- Born: January 15, 1920
- Died: July 10, 1999 (aged 79)
- Citizenship: American
- Education: University of California, Los Angeles Washington University in St. Louis
- Known for: Root locus
- Awards: Rufus Oldenburger Medal (1987) Richard E. Bellman Control Heritage Award (1988)
- Scientific career
- Fields: Control theory

= Walter R. Evans =

American control theorist (1920–1999)

Walter Richard Evans (15 January 1920 – 10 July 1999) was a noted American control theorist and the inventor of the root locus method and the Spirule device in 1948. He was the recipient of the 1987 American Society of Mechanical Engineers Rufus Oldenburger Medal and the 1988 AACC's Richard E. Bellman Control Heritage Award.

==Biography==
He was born on 15 January 1920, and received his B.E. in Electrical Engineering from Washington University in St. Louis in 1941 and his M.E. in Electrical Engineering from the University of California, Los Angeles in 1951.

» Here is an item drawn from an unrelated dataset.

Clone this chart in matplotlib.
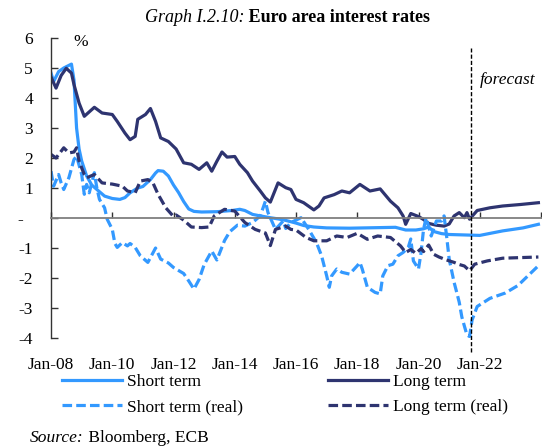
import numpy as np
import pandas as pd
import matplotlib
matplotlib.use('Agg')
import matplotlib.pyplot as plt

plt.rcParams['font.family'] = ['Liberation Serif', 'DejaVu Serif']
plt.rcParams['font.size'] = 12.5

# ---------------- data ----------------
short_dates = ['2008-01', '2008-02', '2008-04', '2008-06', '2008-09', '2008-10', '2008-11', '2008-12',
               '2009-01', '2009-03', '2009-05', '2009-07', '2009-10', '2010-01', '2010-04', '2010-06',
               '2010-08', '2010-11', '2011-01', '2011-04', '2011-06', '2011-07', '2011-09', '2011-11',
               '2012-01', '2012-03', '2012-05', '2012-07', '2012-09', '2012-12', '2013-06', '2013-12',
               '2014-03', '2014-05', '2014-08', '2014-11', '2015-03', '2015-06', '2015-09', '2016-01',
               '2016-04', '2016-08', '2017-01', '2017-10', '2018-10', '2019-04', '2019-08', '2019-12',
               '2020-03', '2020-05', '2020-07', '2020-10', '2021-01', '2021-09',
               '2022-01', '2022-10', '2023-06', '2023-12']
short_vals = [4.83, 4.55, 4.88, 5.0, 5.13, 4.6, 3.0, 2.3,
              1.9, 1.4, 1.1, 0.95, 0.73, 0.65, 0.62, 0.68,
              0.84, 1.0, 1.05, 1.28, 1.5, 1.58, 1.56, 1.4,
              1.1, 0.85, 0.55, 0.3, 0.22, 0.2, 0.21, 0.25,
              0.29, 0.25, 0.12, 0.07, 0.01, -0.03, -0.08, -0.17,
              -0.25, -0.3, -0.33, -0.34, -0.32, -0.31, -0.4, -0.4,
              -0.36, -0.3, -0.45, -0.52, -0.55, -0.57,
              -0.58, -0.43, -0.33, -0.21]

long_dates = ['2008-01', '2008-03', '2008-05', '2008-07', '2008-09', '2008-10', '2008-12', '2009-02',
              '2009-06', '2009-09', '2010-01', '2010-03', '2010-06', '2010-08', '2010-10', '2010-11',
              '2011-02', '2011-04', '2011-06', '2011-08', '2011-11', '2012-02', '2012-05', '2012-08',
              '2012-11', '2013-02', '2013-04', '2013-06', '2013-08', '2013-10', '2014-01', '2014-03',
              '2014-06', '2014-08', '2014-11', '2015-01', '2015-03', '2015-06', '2015-09', '2015-11',
              '2016-01', '2016-04', '2016-08', '2016-10', '2016-12', '2017-04', '2017-07', '2017-10',
              '2018-02', '2018-06', '2018-10', '2019-02', '2019-05', '2019-07', '2019-08', '2019-10',
              '2020-01', '2020-03', '2020-05', '2020-08', '2020-11', '2021-01', '2021-03', '2021-05',
              '2021-07', '2021-08', '2021-09',
              '2021-12', '2022-05', '2022-10', '2023-05', '2023-12']
long_vals = [4.7, 4.33, 4.75, 4.99, 4.83, 4.45, 3.83, 3.39,
             3.69, 3.5, 3.45, 3.22, 2.83, 2.61, 2.72, 3.29,
             3.45, 3.65, 3.22, 2.67, 2.55, 2.3, 1.84, 1.79,
             1.62, 1.84, 1.56, 1.89, 2.2, 2.03, 2.05, 1.79,
             1.51, 1.23, 0.9, 0.67, 0.53, 1.17, 1.01, 0.95,
             0.62, 0.51, 0.27, 0.4, 0.67, 0.78, 0.9, 0.84,
             1.12, 0.9, 0.97, 0.56, 0.34, 0.07, -0.21, 0.15,
             0.05, -0.05, -0.18, -0.24, -0.27, -0.2, 0.07, 0.18,
             0.01, 0.18, -0.04,
             0.25, 0.34, 0.4, 0.45, 0.51]

short_real_dates = ['2008-01', '2008-02', '2008-04', '2008-05', '2008-06', '2008-08', '2008-10', '2008-11',
                    '2009-01', '2009-02', '2009-03', '2009-04', '2009-06', '2009-07', '2009-08', '2009-10',
                    '2009-11', '2010-01', '2010-02', '2010-03', '2010-05', '2010-07', '2010-08', '2010-10',
                    '2010-12', '2011-03', '2011-04', '2011-06', '2011-08', '2011-11', '2012-01', '2012-05',
                    '2012-07', '2012-09', '2012-11', '2013-01', '2013-04', '2013-06', '2013-09', '2013-11',
                    '2014-02', '2014-05', '2014-08', '2014-11', '2015-01', '2015-02', '2015-05', '2015-08',
                    '2015-09', '2015-11', '2016-03', '2016-06', '2016-09', '2016-11', '2017-01', '2017-02',
                    '2017-03', '2017-05', '2017-07', '2017-10', '2018-01', '2018-02', '2018-03', '2018-05',
                    '2018-08', '2018-10', '2018-11', '2019-01', '2019-03', '2019-05', '2019-07', '2019-09',
                    '2019-10', '2019-11', '2020-01', '2020-02', '2020-03', '2020-04', '2020-06', '2020-08',
                    '2020-10', '2020-11', '2020-12', '2021-01', '2021-03', '2021-04', '2021-05', '2021-06',
                    '2021-07', '2021-08', '2021-09',
                    '2021-10', '2021-12', '2022-05', '2022-11', '2023-04', '2023-12']
short_real_vals = [1.56, 1.06, 1.45, 1.17, 0.95, 1.34, 1.95, 2.06,
                   1.45, 0.79, 1.12, 0.84, 1.51, 1.0, 0.62, 0.34,
                   -0.04, -0.38, -0.85, -0.98, -0.82, -0.93, -0.85, -0.98,
                   -1.26, -1.48, -1.32, -1.0, -1.37, -1.5, -1.65, -1.85,
                   -2.1, -2.37, -2.05, -1.55, -1.1, -1.4, -0.75, -0.46,
                   -0.24, -0.27, -0.15, 0.07, 0.56, 0.18, -0.38, -0.1,
                   -0.35, -0.15, 0.01, -0.38, -0.82, -1.26, -1.93, -2.31,
                   -1.93, -1.7, -1.81, -1.87, -1.59, -1.48, -1.7, -2.31,
                   -2.48, -2.53, -1.93, -1.59, -1.54, -1.26, -1.15, -0.98,
                   -0.7, -1.43, -1.7, -1.15, -0.38, 0.01, -0.6, -0.1,
                   -0.1, 0.07, -0.6, -1.37, -2.15, -2.48, -2.81, -3.3,
                   -3.6, -3.9, -3.95,
                   -3.4, -2.95, -2.68, -2.5, -2.25, -1.59]

long_real_dates = ['2008-01', '2008-03', '2008-06', '2008-08', '2008-10', '2008-11', '2008-12', '2009-02',
                   '2009-03', '2009-06', '2009-09', '2010-01', '2010-05', '2010-07', '2010-10', '2010-12',
                   '2011-03', '2011-05', '2011-07', '2011-10', '2012-01', '2012-02', '2012-05', '2012-08',
                   '2012-12', '2013-03', '2013-05', '2013-09', '2014-01', '2014-05', '2014-09', '2015-01',
                   '2015-03', '2015-05', '2015-09', '2015-11', '2016-01', '2016-05', '2016-08', '2017-01',
                   '2017-05', '2017-09', '2018-01', '2018-05', '2018-09', '2019-02', '2019-06', '2019-08',
                   '2019-10', '2019-12', '2020-02', '2020-03', '2020-05', '2020-07', '2020-09', '2020-12',
                   '2021-03', '2021-05', '2021-07', '2021-09',
                   '2021-11', '2022-04', '2022-10', '2023-05', '2023-12']
long_real_vals = [2.12, 2.0, 2.34, 2.17, 2.2, 2.34, 1.89, 1.45,
                  1.34, 1.45, 1.17, 1.13, 1.06, 0.9, 0.84, 1.23,
                  1.28, 1.17, 0.79, 0.34, 0.05, 0.1, -0.07, -0.3,
                  -0.32, -0.3, 0.07, 0.29, 0.23, -0.15, -0.38, -0.5,
                  -0.92, -0.38, -0.27, -0.38, -0.4, -0.65, -0.76, -0.76,
                  -0.6, -0.65, -0.51, -0.71, -0.6, -0.65, -0.93, -1.15,
                  -1.05, -1.18, -1.02, -1.12, -0.9, -1.21, -1.3, -1.4,
                  -1.48, -1.55, -1.6, -1.76,
                  -1.54, -1.43, -1.34, -1.32, -1.3]

forecast_start = '2021-09-22'
tick_years = list(range(2008, 2025, 2))
tick_labels = ['Jan-08', 'Jan-10', 'Jan-12', 'Jan-14', 'Jan-16', 'Jan-18', 'Jan-20', 'Jan-22', '']
y_ticks = [6, 5, 4, 3, 2, 1, 0, -1, -2, -3, -4]
y_labels = ['6', '5', '4', '3', '2', '1', '-\u2007', '-1', '-2', '-3', '-4']

# colours
c_light = '#3399FF'
c_dark = '#2E3470'

fig = plt.figure(figsize=(5.42, 4.46), dpi=100)
ax = fig.add_axes([51 / 542, 1 - 338 / 446, 490 / 542, 300 / 446])

lw = 2.3
dash = (3, 1.3)
l1, = ax.plot(pd.to_datetime(short_dates), short_vals, color=c_light, lw=lw, label='Short term')
l2, = ax.plot(pd.to_datetime(long_dates), long_vals, color=c_dark, lw=lw, label='Long term')
l3, = ax.plot(pd.to_datetime(short_real_dates), short_real_vals, color=c_light, lw=lw,
              dashes=dash, label='Short term (real)')
l4, = ax.plot(pd.to_datetime(long_real_dates), long_real_vals, color=c_dark, lw=lw,
              dashes=dash, label='Long term (real)')

# forecast marker
ax.axvline(pd.Timestamp(forecast_start), ymin=-0.047, ymax=0.967, color='black', lw=1.0,
           ls=(0, (3, 1.5)), clip_on=False, zorder=5)
ax.text(0.876, 0.86, 'forecast', style='italic', transform=ax.transAxes, ha='left', va='center')
ax.text(0.045, 0.985, '%', transform=ax.transAxes, ha='left', va='center')

ax.set_xlim(pd.Timestamp('2008-01-01'), pd.Timestamp('2024-01-01'))
ax.set_ylim(-4, 6)

# x axis: zero line with ticks pointing up, labels at bottom
ax.spines['right'].set_visible(False)
ax.spines['bottom'].set_visible(False)
ax.spines['top'].set_position(('data', 0))
ax.spines['top'].set_color('#7f7f7f')
ax.spines['top'].set_linewidth(1.3)
ax.spines['left'].set_color('#333333')
ax.spines['left'].set_linewidth(1.0)

ax.set_xticks([pd.Timestamp(f'{y}-01-01') for y in tick_years])
ax.set_xticklabels(tick_labels)
ax.tick_params(axis='x', top=True, labeltop=False, bottom=False, labelbottom=True,
               direction='out', length=4, width=1.0, color='#333333', pad=10)

ax.set_yticks(y_ticks)
ax.set_yticklabels(y_labels)
ax.tick_params(axis='y', direction='in', length=5, width=1.0, color='#333333', pad=13)

# title
t1 = fig.text(145 / 542, 1 - 22 / 446, 'Graph I.2.10:', style='italic', fontsize=13, va='baseline')
ax.annotate(' Euro area interest rates', xy=(1, 0), xycoords=t1, va='bottom', ha='left',
            fontweight='bold', fontsize=13, annotation_clip=False)

# legend
fig.legend([l1, l3, l2, l4], ['Short term', 'Short term (real)', 'Long term', 'Long term (real)'],
           ncol=2, loc='upper left', bbox_to_anchor=(62 / 542, 1 - 374 / 446), frameon=False,
           handlelength=3.45, handletextpad=0.3, columnspacing=4.9,
           labelspacing=0.5, borderpad=0, borderaxespad=0)

# source
s1 = fig.text(30 / 542, 1 - 442 / 446, 'Source:', style='italic', va='baseline')
ax.annotate(' Bloomberg, ECB', xy=(1, 0), xycoords=s1, va='bottom', ha='left',
            annotation_clip=False)

fig.savefig('out.png', dpi=100)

Evans worked as an engineer at several companies, including General Electric, Rockwell International, and Ford Aeronautic Company.

He published a book named "Control System Dynamics" with McGraw-Hill in 1954.

He had four children. One of his children, Gregory Walter Evans, wrote an article about his father in the December 2004 issue of the IEEE Control Magazine.

Evans was taught to play chess by his grandmother, Eveline Allen Burgess, the American Women's Chess Champion from 1907 to 1920.